**Task brief**:
Transcribe the listing verbatim. Do not carry over any pictures.
=== Provided material ===
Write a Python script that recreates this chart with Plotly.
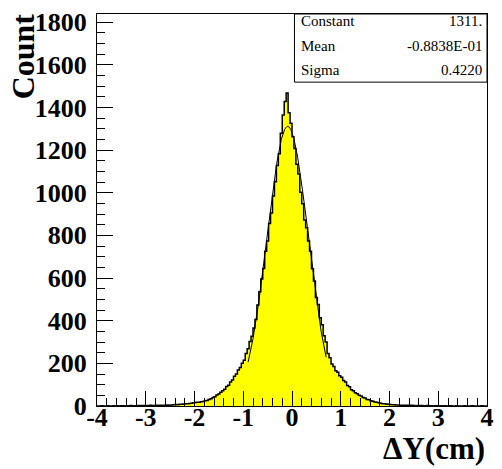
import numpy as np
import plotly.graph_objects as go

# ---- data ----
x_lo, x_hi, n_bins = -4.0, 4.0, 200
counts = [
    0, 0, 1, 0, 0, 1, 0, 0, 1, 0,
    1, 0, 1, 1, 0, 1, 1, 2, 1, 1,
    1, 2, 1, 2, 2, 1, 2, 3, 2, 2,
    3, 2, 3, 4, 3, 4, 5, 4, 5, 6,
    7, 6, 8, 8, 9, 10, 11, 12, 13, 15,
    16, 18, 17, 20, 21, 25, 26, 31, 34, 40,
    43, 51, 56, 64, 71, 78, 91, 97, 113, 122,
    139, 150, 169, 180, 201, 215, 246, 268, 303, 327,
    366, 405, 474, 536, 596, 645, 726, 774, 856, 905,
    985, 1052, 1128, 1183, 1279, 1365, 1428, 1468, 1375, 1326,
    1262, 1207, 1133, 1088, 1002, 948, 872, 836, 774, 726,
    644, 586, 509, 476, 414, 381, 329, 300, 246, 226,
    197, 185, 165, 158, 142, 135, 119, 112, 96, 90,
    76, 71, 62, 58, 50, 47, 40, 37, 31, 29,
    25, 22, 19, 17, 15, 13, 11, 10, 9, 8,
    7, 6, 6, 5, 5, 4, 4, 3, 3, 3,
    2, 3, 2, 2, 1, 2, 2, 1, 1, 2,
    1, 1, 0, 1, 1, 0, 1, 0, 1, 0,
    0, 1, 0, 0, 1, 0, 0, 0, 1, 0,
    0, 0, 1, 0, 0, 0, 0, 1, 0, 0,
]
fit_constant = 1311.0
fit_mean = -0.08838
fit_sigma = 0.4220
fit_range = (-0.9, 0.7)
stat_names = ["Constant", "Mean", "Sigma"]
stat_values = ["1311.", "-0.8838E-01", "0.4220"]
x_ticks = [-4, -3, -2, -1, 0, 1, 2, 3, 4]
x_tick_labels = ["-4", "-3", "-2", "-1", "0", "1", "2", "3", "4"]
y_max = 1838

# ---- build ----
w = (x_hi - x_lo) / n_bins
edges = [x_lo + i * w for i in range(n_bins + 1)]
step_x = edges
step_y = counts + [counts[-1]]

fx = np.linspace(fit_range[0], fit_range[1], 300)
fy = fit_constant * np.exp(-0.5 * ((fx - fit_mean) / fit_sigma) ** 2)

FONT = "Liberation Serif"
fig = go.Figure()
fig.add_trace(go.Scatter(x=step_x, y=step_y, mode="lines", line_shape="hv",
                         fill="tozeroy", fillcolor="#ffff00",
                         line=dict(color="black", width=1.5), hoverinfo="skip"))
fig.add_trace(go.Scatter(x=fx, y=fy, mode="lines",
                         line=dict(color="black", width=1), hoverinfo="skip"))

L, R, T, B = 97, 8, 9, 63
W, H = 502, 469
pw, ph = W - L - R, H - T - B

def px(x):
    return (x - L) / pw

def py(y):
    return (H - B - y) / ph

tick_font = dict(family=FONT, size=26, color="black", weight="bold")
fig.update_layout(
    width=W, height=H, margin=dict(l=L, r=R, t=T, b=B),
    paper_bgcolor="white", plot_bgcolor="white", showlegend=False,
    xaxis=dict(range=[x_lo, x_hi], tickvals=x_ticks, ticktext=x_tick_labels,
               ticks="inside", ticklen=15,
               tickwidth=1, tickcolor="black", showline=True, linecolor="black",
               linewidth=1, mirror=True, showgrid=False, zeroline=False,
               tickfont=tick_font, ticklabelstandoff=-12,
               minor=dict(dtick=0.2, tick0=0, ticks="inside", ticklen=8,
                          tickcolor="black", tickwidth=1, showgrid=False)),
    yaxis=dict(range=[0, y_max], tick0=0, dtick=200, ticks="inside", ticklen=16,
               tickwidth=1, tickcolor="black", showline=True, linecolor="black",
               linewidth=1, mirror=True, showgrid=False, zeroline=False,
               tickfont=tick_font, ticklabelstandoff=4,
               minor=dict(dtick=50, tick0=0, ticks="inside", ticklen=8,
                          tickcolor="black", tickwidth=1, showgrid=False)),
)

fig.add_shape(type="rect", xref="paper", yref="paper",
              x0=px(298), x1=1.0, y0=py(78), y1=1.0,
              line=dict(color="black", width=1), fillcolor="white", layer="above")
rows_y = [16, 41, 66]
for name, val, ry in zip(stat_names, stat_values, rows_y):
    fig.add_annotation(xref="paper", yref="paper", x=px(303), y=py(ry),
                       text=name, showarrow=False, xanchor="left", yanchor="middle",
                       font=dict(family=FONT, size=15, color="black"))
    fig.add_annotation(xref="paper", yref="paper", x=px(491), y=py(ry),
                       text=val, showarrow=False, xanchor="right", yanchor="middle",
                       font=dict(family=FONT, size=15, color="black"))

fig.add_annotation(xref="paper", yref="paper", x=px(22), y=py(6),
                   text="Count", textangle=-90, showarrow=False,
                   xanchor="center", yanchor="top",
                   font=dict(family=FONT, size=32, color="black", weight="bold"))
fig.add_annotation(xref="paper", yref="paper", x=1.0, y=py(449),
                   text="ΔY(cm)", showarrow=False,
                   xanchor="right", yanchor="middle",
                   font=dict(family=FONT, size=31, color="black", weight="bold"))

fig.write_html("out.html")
===
**Right answer**:
Write a Python script that recreates this chart with Plotly.
import numpy as np
import plotly.graph_objects as go

# ---- data ----
x_lo, x_hi, n_bins = -4.0, 4.0, 200
counts = [
    0, 0, 1, 0, 0, 1, 0, 0, 1, 0,
    1, 0, 1, 1, 0, 1, 1, 2, 1, 1,
    1, 2, 1, 2, 2, 1, 2, 3, 2, 2,
    3, 2, 3, 4, 3, 4, 5, 4, 5, 6,
    7, 6, 8, 8, 9, 10, 11, 12, 13, 15,
    16, 18, 17, 20, 21, 25, 26, 31, 34, 40,
    43, 51, 56, 64, 71, 78, 91, 97, 113, 122,
    139, 150, 169, 180, 201, 215, 246, 268, 303, 327,
    366, 405, 474, 536, 596, 645, 726, 774, 856, 905,
    985, 1052, 1128, 1183, 1279, 1365, 1428, 1468, 1375, 1326,
    1262, 1207, 1133, 1088, 1002, 948, 872, 836, 774, 726,
    644, 586, 509, 476, 414, 381, 329, 300, 246, 226,
    197, 185, 165, 158, 142, 135, 119, 112, 96, 90,
    76, 71, 62, 58, 50, 47, 40, 37, 31, 29,
    25, 22, 19, 17, 15, 13, 11, 10, 9, 8,
    7, 6, 6, 5, 5, 4, 4, 3, 3, 3,
    2, 3, 2, 2, 1, 2, 2, 1, 1, 2,
    1, 1, 0, 1, 1, 0, 1, 0, 1, 0,
    0, 1, 0, 0, 1, 0, 0, 0, 1, 0,
    0, 0, 1, 0, 0, 0, 0, 1, 0, 0,
]
fit_constant = 1311.0
fit_mean = -0.08838
fit_sigma = 0.4220
fit_range = (-0.9, 0.7)
stat_names = ["Constant", "Mean", "Sigma"]
stat_values = ["1311.", "-0.8838E-01", "0.4220"]
x_ticks = [-4, -3, -2, -1, 0, 1, 2, 3, 4]
x_tick_labels = ["-4", "-3", "-2", "-1", "0", "1", "2", "3", "4"]
y_max = 1838

# ---- build ----
w = (x_hi - x_lo) / n_bins
edges = [x_lo + i * w for i in range(n_bins + 1)]
step_x = edges
step_y = counts + [counts[-1]]

fx = np.linspace(fit_range[0], fit_range[1], 300)
fy = fit_constant * np.exp(-0.5 * ((fx - fit_mean) / fit_sigma) ** 2)

FONT = "Liberation Serif"
fig = go.Figure()
fig.add_trace(go.Scatter(x=step_x, y=step_y, mode="lines", line_shape="hv",
                         fill="tozeroy", fillcolor="#ffff00",
                         line=dict(color="black", width=1.5), hoverinfo="skip"))
fig.add_trace(go.Scatter(x=fx, y=fy, mode="lines",
                         line=dict(color="black", width=1), hoverinfo="skip"))

L, R, T, B = 97, 8, 9, 63
W, H = 502, 469
pw, ph = W - L - R, H - T - B

def px(x):
    return (x - L) / pw

def py(y):
    return (H - B - y) / ph

tick_font = dict(family=FONT, size=26, color="black", weight="bold")
fig.update_layout(
    width=W, height=H, margin=dict(l=L, r=R, t=T, b=B),
    paper_bgcolor="white", plot_bgcolor="white", showlegend=False,
    xaxis=dict(range=[x_lo, x_hi], tickvals=x_ticks, ticktext=x_tick_labels,
               ticks="inside", ticklen=15,
               tickwidth=1, tickcolor="black", showline=True, linecolor="black",
               linewidth=1, mirror=True, showgrid=False, zeroline=False,
               tickfont=tick_font, ticklabelstandoff=-12,
               minor=dict(dtick=0.2, tick0=0, ticks="inside", ticklen=8,
                          tickcolor="black", tickwidth=1, showgrid=False)),
    yaxis=dict(range=[0, y_max], tick0=0, dtick=200, ticks="inside", ticklen=16,
               tickwidth=1, tickcolor="black", showline=True, linecolor="black",
               linewidth=1, mirror=True, showgrid=False, zeroline=False,
               tickfont=tick_font, ticklabelstandoff=4,
               minor=dict(dtick=50, tick0=0, ticks="inside", ticklen=8,
                          tickcolor="black", tickwidth=1, showgrid=False)),
)

fig.add_shape(type="rect", xref="paper", yref="paper",
              x0=px(298), x1=1.0, y0=py(78), y1=1.0,
              line=dict(color="black", width=1), fillcolor="white", layer="above")
rows_y = [16, 41, 66]
for name, val, ry in zip(stat_names, stat_values, rows_y):
    fig.add_annotation(xref="paper", yref="paper", x=px(303), y=py(ry),
                       text=name, showarrow=False, xanchor="left", yanchor="middle",
                       font=dict(family=FONT, size=15, color="black"))
    fig.add_annotation(xref="paper", yref="paper", x=px(491), y=py(ry),
                       text=val, showarrow=False, xanchor="right", yanchor="middle",
                       font=dict(family=FONT, size=15, color="black"))

fig.add_annotation(xref="paper", yref="paper", x=px(22), y=py(6),
                   text="Count", textangle=-90, showarrow=False,
                   xanchor="center", yanchor="top",
                   font=dict(family=FONT, size=32, color="black", weight="bold"))
fig.add_annotation(xref="paper", yref="paper", x=1.0, y=py(449),
                   text="ΔY(cm)", showarrow=False,
                   xanchor="right", yanchor="middle",
                   font=dict(family=FONT, size=31, color="black", weight="bold"))

fig.write_html("out.html")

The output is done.